Sunday, January 22, 2006

Sydney Carton's Third Double

"Waste forces within him, and a desert all around, this man stood still on his way across a silent terrace, and saw for a moment, lying in the wilderness before him, a mirage of honourable ambition, self-denial, and perseverance. In the fair city of this vision, there were airy galleries from which the loves and graces looked upon him, gardens in which the fruits of life hung ripening, waters of Hope that sparkled in his sight. A moment, and it was gone. Climbing to a high chamber in a well of houses, he threw himself down in his clothes on a neglected bed, and its pillow was wet with wasted tears.

Sadly, sadly, the sun rose; it rose upon no sadder sight than the man of good abilities and good emotions, incapable of their directed exercise, incapable of his own help and his own happiness, sensible of the blight on him, and resigning himself to let it eat him away."

-The Jackal, A Tale of Two Cities
Charles Dickens

Sydney Carton has many doubles. Observe, please.

Either of us could go to the guillotine for the other.
Hell, we could go together.

Friday, January 13, 2006

microwave Burns

For some unaccountable reason, the microwave in the cafeteria at work plays "Auld Lang Syne" when the food is finished.
Why should this be?
Why that song?
Is it so you don't forget your food?

Just another example of post-modern disconnect in a world with a place for everything and everything all over the place.

My mother claims that in Tokyo (or was it Yokohama?) the sidewalk lights play "A Foggy Day in London Town" when it is time to cross the street, and that when you are supposed to stop and wait, they play "Pennies from Heaven".

I may be misremembering her song choices.

And the cars, way back when I was a girl in South Korea, played Fur Elise when they were backing out of a parking space. So it isn't new. I just didn't realize it applied to microwaves.

But when did everything become a music box? It's all so pop-goes-the-weasel--as if we are children who need distraction, entertainment, or--and I think this is closer to it--consolation. But god help me if I can't stand by for 30 seconds in unconsoled silence while my food reheats. The lonliness can be unbearable, for those 30 seconds, but the song of the microwave only confuses me and underscores my sense of dislocation. Auld Lang Syne has to be one of the saddest songs on earth. Don't offer it up unless you're also serving champagne, with kissing to follow. Please.

Who can we plead with? The programmers? The machines?

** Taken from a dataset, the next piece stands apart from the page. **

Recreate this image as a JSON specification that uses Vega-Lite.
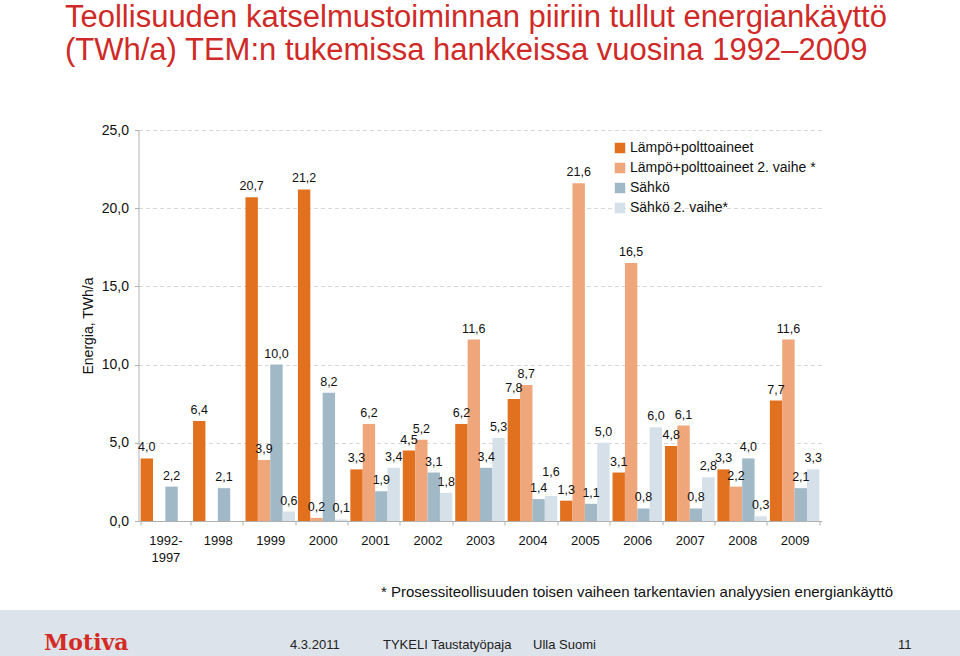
{
  "$schema": "https://vega.github.io/schema/vega-lite/v6.json",
  "padding": {"top": 2, "left": 0, "right": 0, "bottom": 0},
  "background": "white",
  "bounds": "flush",
  "center": true,
  "spacing": 89,
  "title": {
    "text": ["Teollisuuden katselmustoiminnan piiriin tullut energiankäyttö", "(TWh/a) TEM:n tukemissa hankkeissa vuosina 1992–2009"],
    "anchor": "start",
    "dx": 65,
    "fontSize": 31,
    "font": "Liberation Sans",
    "fontWeight": "normal",
    "color": "#cf2a27",
    "lineHeight": 33,
    "offset": 56
  },
  "config": {
    "locale": {"number": {"decimal": ",", "thousands": " ", "grouping": [3], "currency": ["", " €"]}},
    "view": {"stroke": null},
    "font": "Liberation Sans"
  },
  "vconcat": [
    {
      "width": 683,
      "height": 391,
      "data": {
        "values": [
          {"year": "1992-1997", "series": "Lämpö+polttoaineet", "value": 4.0},
          {"year": "1992-1997", "series": "Sähkö", "value": 2.2},
          {"year": "1998", "series": "Lämpö+polttoaineet", "value": 6.4},
          {"year": "1998", "series": "Sähkö", "value": 2.1},
          {"year": "1999", "series": "Lämpö+polttoaineet", "value": 20.7},
          {"year": "1999", "series": "Lämpö+polttoaineet 2. vaihe *", "value": 3.9},
          {"year": "1999", "series": "Sähkö", "value": 10.0},
          {"year": "1999", "series": "Sähkö 2. vaihe*", "value": 0.6},
          {"year": "2000", "series": "Lämpö+polttoaineet", "value": 21.2},
          {"year": "2000", "series": "Lämpö+polttoaineet 2. vaihe *", "value": 0.2},
          {"year": "2000", "series": "Sähkö", "value": 8.2},
          {"year": "2000", "series": "Sähkö 2. vaihe*", "value": 0.1},
          {"year": "2001", "series": "Lämpö+polttoaineet", "value": 3.3},
          {"year": "2001", "series": "Lämpö+polttoaineet 2. vaihe *", "value": 6.2},
          {"year": "2001", "series": "Sähkö", "value": 1.9},
          {"year": "2001", "series": "Sähkö 2. vaihe*", "value": 3.4},
          {"year": "2002", "series": "Lämpö+polttoaineet", "value": 4.5},
          {"year": "2002", "series": "Lämpö+polttoaineet 2. vaihe *", "value": 5.2},
          {"year": "2002", "series": "Sähkö", "value": 3.1},
          {"year": "2002", "series": "Sähkö 2. vaihe*", "value": 1.8},
          {"year": "2003", "series": "Lämpö+polttoaineet", "value": 6.2},
          {"year": "2003", "series": "Lämpö+polttoaineet 2. vaihe *", "value": 11.6},
          {"year": "2003", "series": "Sähkö", "value": 3.4},
          {"year": "2003", "series": "Sähkö 2. vaihe*", "value": 5.3},
          {"year": "2004", "series": "Lämpö+polttoaineet", "value": 7.8},
          {"year": "2004", "series": "Lämpö+polttoaineet 2. vaihe *", "value": 8.7},
          {"year": "2004", "series": "Sähkö", "value": 1.4},
          {"year": "2004", "series": "Sähkö 2. vaihe*", "value": 1.6},
          {"year": "2005", "series": "Lämpö+polttoaineet", "value": 1.3},
          {"year": "2005", "series": "Lämpö+polttoaineet 2. vaihe *", "value": 21.6},
          {"year": "2005", "series": "Sähkö", "value": 1.1},
          {"year": "2005", "series": "Sähkö 2. vaihe*", "value": 5.0},
          {"year": "2006", "series": "Lämpö+polttoaineet", "value": 3.1},
          {"year": "2006", "series": "Lämpö+polttoaineet 2. vaihe *", "value": 16.5},
          {"year": "2006", "series": "Sähkö", "value": 0.8},
          {"year": "2006", "series": "Sähkö 2. vaihe*", "value": 6.0},
          {"year": "2007", "series": "Lämpö+polttoaineet", "value": 4.8},
          {"year": "2007", "series": "Lämpö+polttoaineet 2. vaihe *", "value": 6.1},
          {"year": "2007", "series": "Sähkö", "value": 0.8},
          {"year": "2007", "series": "Sähkö 2. vaihe*", "value": 2.8},
          {"year": "2008", "series": "Lämpö+polttoaineet", "value": 3.3},
          {"year": "2008", "series": "Lämpö+polttoaineet 2. vaihe *", "value": 2.2},
          {"year": "2008", "series": "Sähkö", "value": 4.0},
          {"year": "2008", "series": "Sähkö 2. vaihe*", "value": 0.3},
          {"year": "2009", "series": "Lämpö+polttoaineet", "value": 7.7},
          {"year": "2009", "series": "Lämpö+polttoaineet 2. vaihe *", "value": 11.6},
          {"year": "2009", "series": "Sähkö", "value": 2.1},
          {"year": "2009", "series": "Sähkö 2. vaihe*", "value": 3.3}
        ]
      },
      "encoding": {
        "x": {
          "field": "year",
          "type": "nominal",
          "sort": ["1992-1997", "1998", "1999", "2000", "2001", "2002", "2003", "2004", "2005", "2006", "2007", "2008", "2009"],
          "scale": {"paddingInner": 0.055, "paddingOuter": 0.04},
          "axis": {
            "labelAngle": 0,
            "labelFontSize": 13,
            "labelColor": "#111",
            "labelPadding": 9,
            "labelLineHeight": 17,
            "labelExpr": "datum.value == '1992-1997' ? ['1992-', '1997'] : datum.value",
            "domainColor": "#b0b0b0",
            "tickColor": "#b0b0b0",
            "tickBand": "extent",
            "tickSize": 4,
            "title": "* Prosessiteollisuuden toisen vaiheen tarkentavien analyysien energiankäyttö",
            "titleFontSize": 15,
            "titleFontWeight": "normal",
            "titleColor": "#111",
            "titleAlign": "right",
            "titleBaseline": "alphabetic",
            "titleX": 754,
            "titleY": 75
          }
        },
        "xOffset": {
          "field": "series",
          "type": "nominal",
          "scale": {
            "domain": ["Lämpö+polttoaineet", "Lämpö+polttoaineet 2. vaihe *", "Sähkö", "Sähkö 2. vaihe*"],
            "paddingInner": 0,
            "paddingOuter": 0
          }
        },
        "y": {
          "field": "value",
          "type": "quantitative",
          "scale": {"domain": [0, 25], "nice": false},
          "axis": {
            "values": [0, 5, 10, 15, 20, 25],
            "format": ".1f",
            "labelFontSize": 14,
            "labelColor": "#111",
            "labelPadding": 6,
            "tickSize": 4,
            "tickColor": "#b0b0b0",
            "domainColor": "#b0b0b0",
            "gridColor": "#d8d8d8",
            "gridDash": [4, 3],
            "title": "Energia, TWh/a",
            "titleFontSize": 14,
            "titleFontWeight": "normal",
            "titleColor": "#111",
            "titlePadding": 6
          }
        }
      },
      "layer": [
        {
          "mark": {"type": "bar"},
          "encoding": {
            "color": {
              "field": "series",
              "type": "nominal",
              "scale": {
                "domain": ["Lämpö+polttoaineet", "Lämpö+polttoaineet 2. vaihe *", "Sähkö", "Sähkö 2. vaihe*"],
                "range": ["#e2711f", "#efa67a", "#a1b8c6", "#d6e0e9"]
              },
              "legend": {
                "orient": "none",
                "legendX": 613,
                "legendY": 11,
                "title": null,
                "symbolType": "square",
                "symbolSize": 110,
                "symbolStrokeWidth": 0,
                "labelFontSize": 14,
                "labelColor": "#111",
                "labelOffset": 3,
                "labelLimit": 300,
                "rowPadding": 6
              }
            }
          }
        },
        {
          "transform": [{"filter": "!(datum.year == '2004' && datum.series == 'Sähkö 2. vaihe*')"}],
          "mark": {"type": "text", "baseline": "bottom", "dy": -4, "fontSize": 12.5, "color": "#111"},
          "encoding": {
            "text": {"field": "value", "type": "quantitative", "format": ".1f"}
          }
        },
        {
          "transform": [{"filter": "datum.year == '2004' && datum.series == 'Sähkö 2. vaihe*'"}],
          "mark": {"type": "text", "baseline": "bottom", "dy": -17, "fontSize": 12.5, "color": "#111"},
          "encoding": {
            "text": {"field": "value", "type": "quantitative", "format": ".1f"}
          }
        }
      ]
    },
    {
      "width": 960,
      "height": 46,
      "view": {"fill": "#dce3ea", "stroke": null},
      "data": {
        "values": [
          {"item": "logo", "label": "Motiva"},
          {"item": "info", "label": "4.3.2011\u00a0\u00a0\u00a0\u00a0\u00a0\u00a0\u00a0\u00a0\u00a0\u00a0\u00a0\u00a0TYKELI Taustatyöpaja\u00a0\u00a0\u00a0\u00a0\u00a0\u00a0Ulla Suomi"},
          {"item": "page", "label": "11"}
        ]
      },
      "layer": [
        {
          "transform": [{"filter": "datum.item == 'logo'"}],
          "mark": {"type": "text", "align": "left", "dx": -436, "dy": 10, "fontSize": 22, "fontWeight": "bold", "font": "DejaVu Serif", "color": "#d42a23"},
          "encoding": {"text": {"field": "label"}}
        },
        {
          "transform": [{"filter": "datum.item == 'info'"}],
          "mark": {"type": "text", "align": "left", "dx": -190, "dy": 12, "fontSize": 13, "font": "Liberation Sans Narrow, Liberation Sans", "color": "#222"},
          "encoding": {"text": {"field": "label"}}
        },
        {
          "transform": [{"filter": "datum.item == 'page'"}],
          "mark": {"type": "text", "align": "left", "dx": 418, "dy": 12, "fontSize": 13, "font": "Liberation Sans Narrow, Liberation Sans", "color": "#222"},
          "encoding": {"text": {"field": "label"}}
        }
      ]
    }
  ]
}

Now it's stuck in my head. And my food isn't even hot.
I am not the most logical of women even on those "sane days" the tampax commercials never mention and well, after a week of playing the good sport, lending my favorite dress to my much-buffer-more-toned-and-buxom younger sister who always looks better in my clothes than I do (thereby ensuring that I will never wear them again: the ones I don't give to her on the spot, that is; this is the same sister who fell in love with the man I was in love with and was sleeping with until he fell in love with her as well, thereby plunging the three of us into an Oedipal nightmare that we are only just waking up from) to wear for the wedding, doing my older sister's hair, smiling at the Bad Smell and pretending that I really wasn't completely self-absorbed and self pitying because I was the only person at the wedding who was Single; and giving myself little Jane Austen type lectures about affection and duty; and then feeling underneath it all how unloveable and outright doomed I am to spinsterhood and poverty and not wanting to take it on the chin or take one for the team because I am so filled with entitlement that I have to be the center of the universe just like everyone else, I am tired.